--- Begin ---

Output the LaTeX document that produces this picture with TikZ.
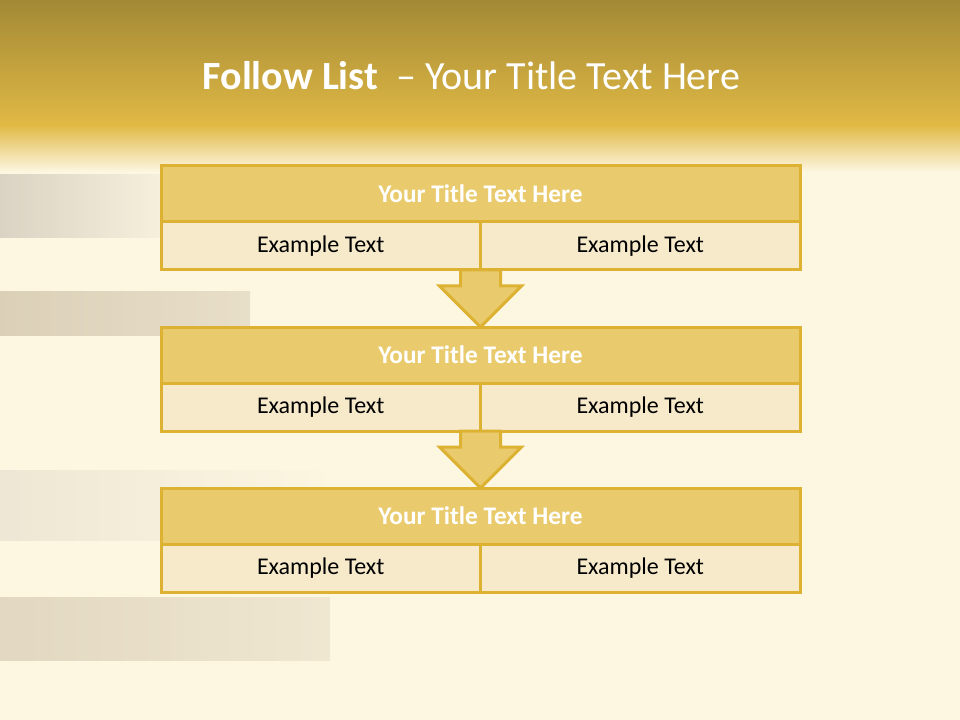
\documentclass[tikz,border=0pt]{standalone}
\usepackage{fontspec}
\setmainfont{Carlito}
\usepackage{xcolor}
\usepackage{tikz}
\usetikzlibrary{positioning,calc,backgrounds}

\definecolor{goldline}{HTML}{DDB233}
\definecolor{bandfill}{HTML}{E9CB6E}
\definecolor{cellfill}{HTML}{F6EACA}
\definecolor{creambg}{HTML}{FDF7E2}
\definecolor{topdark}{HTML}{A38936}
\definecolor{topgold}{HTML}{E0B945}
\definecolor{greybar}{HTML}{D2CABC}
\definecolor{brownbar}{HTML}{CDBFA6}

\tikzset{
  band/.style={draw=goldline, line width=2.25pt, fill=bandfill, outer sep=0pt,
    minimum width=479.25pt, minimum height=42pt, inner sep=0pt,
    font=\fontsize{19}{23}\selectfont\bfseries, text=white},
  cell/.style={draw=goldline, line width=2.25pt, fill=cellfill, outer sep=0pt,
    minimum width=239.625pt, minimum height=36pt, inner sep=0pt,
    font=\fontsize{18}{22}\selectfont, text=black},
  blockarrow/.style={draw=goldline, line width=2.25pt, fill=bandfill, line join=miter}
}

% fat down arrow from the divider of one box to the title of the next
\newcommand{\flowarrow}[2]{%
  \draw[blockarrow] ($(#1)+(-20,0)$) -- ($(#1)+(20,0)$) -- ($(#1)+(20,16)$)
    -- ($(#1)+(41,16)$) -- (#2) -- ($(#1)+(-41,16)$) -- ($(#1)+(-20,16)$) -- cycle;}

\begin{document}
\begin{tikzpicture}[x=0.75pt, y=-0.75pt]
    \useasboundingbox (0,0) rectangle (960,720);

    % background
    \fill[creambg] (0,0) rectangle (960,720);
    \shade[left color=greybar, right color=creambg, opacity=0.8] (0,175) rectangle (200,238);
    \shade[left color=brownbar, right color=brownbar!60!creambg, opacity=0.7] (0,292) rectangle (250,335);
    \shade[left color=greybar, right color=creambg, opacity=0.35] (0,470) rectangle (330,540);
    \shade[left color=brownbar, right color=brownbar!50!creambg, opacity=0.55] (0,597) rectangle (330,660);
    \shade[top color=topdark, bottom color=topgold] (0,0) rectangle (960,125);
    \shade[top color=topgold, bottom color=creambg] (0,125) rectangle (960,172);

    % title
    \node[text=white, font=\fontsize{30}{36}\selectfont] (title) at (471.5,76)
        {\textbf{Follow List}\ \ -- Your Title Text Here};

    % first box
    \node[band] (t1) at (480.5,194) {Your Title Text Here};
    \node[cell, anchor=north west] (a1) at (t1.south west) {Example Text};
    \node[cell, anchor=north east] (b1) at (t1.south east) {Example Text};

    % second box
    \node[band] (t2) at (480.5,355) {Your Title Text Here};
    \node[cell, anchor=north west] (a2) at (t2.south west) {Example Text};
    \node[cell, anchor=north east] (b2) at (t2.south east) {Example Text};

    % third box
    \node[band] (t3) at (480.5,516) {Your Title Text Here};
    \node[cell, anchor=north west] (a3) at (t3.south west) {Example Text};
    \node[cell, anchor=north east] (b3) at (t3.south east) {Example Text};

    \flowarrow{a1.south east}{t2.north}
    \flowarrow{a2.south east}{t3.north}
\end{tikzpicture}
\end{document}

--- End ---

• _Request_
Return the material word for word. Pictures are not part of the copy.

• _Finished answer_
Output the LaTeX document that produces this picture with TikZ.
\documentclass[tikz,border=0pt]{standalone}
\usepackage{fontspec}
\setmainfont{Carlito}
\usepackage{xcolor}
\usepackage{tikz}
\usetikzlibrary{positioning,calc,backgrounds}

\definecolor{goldline}{HTML}{DDB233}
\definecolor{bandfill}{HTML}{E9CB6E}
\definecolor{cellfill}{HTML}{F6EACA}
\definecolor{creambg}{HTML}{FDF7E2}
\definecolor{topdark}{HTML}{A38936}
\definecolor{topgold}{HTML}{E0B945}
\definecolor{greybar}{HTML}{D2CABC}
\definecolor{brownbar}{HTML}{CDBFA6}

\tikzset{
  band/.style={draw=goldline, line width=2.25pt, fill=bandfill, outer sep=0pt,
    minimum width=479.25pt, minimum height=42pt, inner sep=0pt,
    font=\fontsize{19}{23}\selectfont\bfseries, text=white},
  cell/.style={draw=goldline, line width=2.25pt, fill=cellfill, outer sep=0pt,
    minimum width=239.625pt, minimum height=36pt, inner sep=0pt,
    font=\fontsize{18}{22}\selectfont, text=black},
  blockarrow/.style={draw=goldline, line width=2.25pt, fill=bandfill, line join=miter}
}

% fat down arrow from the divider of one box to the title of the next
\newcommand{\flowarrow}[2]{%
  \draw[blockarrow] ($(#1)+(-20,0)$) -- ($(#1)+(20,0)$) -- ($(#1)+(20,16)$)
    -- ($(#1)+(41,16)$) -- (#2) -- ($(#1)+(-41,16)$) -- ($(#1)+(-20,16)$) -- cycle;}

\begin{document}
\begin{tikzpicture}[x=0.75pt, y=-0.75pt]
    \useasboundingbox (0,0) rectangle (960,720);

    % background
    \fill[creambg] (0,0) rectangle (960,720);
    \shade[left color=greybar, right color=creambg, opacity=0.8] (0,175) rectangle (200,238);
    \shade[left color=brownbar, right color=brownbar!60!creambg, opacity=0.7] (0,292) rectangle (250,335);
    \shade[left color=greybar, right color=creambg, opacity=0.35] (0,470) rectangle (330,540);
    \shade[left color=brownbar, right color=brownbar!50!creambg, opacity=0.55] (0,597) rectangle (330,660);
    \shade[top color=topdark, bottom color=topgold] (0,0) rectangle (960,125);
    \shade[top color=topgold, bottom color=creambg] (0,125) rectangle (960,172);

    % title
    \node[text=white, font=\fontsize{30}{36}\selectfont] (title) at (471.5,76)
        {\textbf{Follow List}\ \ -- Your Title Text Here};

    % first box
    \node[band] (t1) at (480.5,194) {Your Title Text Here};
    \node[cell, anchor=north west] (a1) at (t1.south west) {Example Text};
    \node[cell, anchor=north east] (b1) at (t1.south east) {Example Text};

    % second box
    \node[band] (t2) at (480.5,355) {Your Title Text Here};
    \node[cell, anchor=north west] (a2) at (t2.south west) {Example Text};
    \node[cell, anchor=north east] (b2) at (t2.south east) {Example Text};

    % third box
    \node[band] (t3) at (480.5,516) {Your Title Text Here};
    \node[cell, anchor=north west] (a3) at (t3.south west) {Example Text};
    \node[cell, anchor=north east] (b3) at (t3.south east) {Example Text};

    \flowarrow{a1.south east}{t2.north}
    \flowarrow{a2.south east}{t3.north}
\end{tikzpicture}
\end{document}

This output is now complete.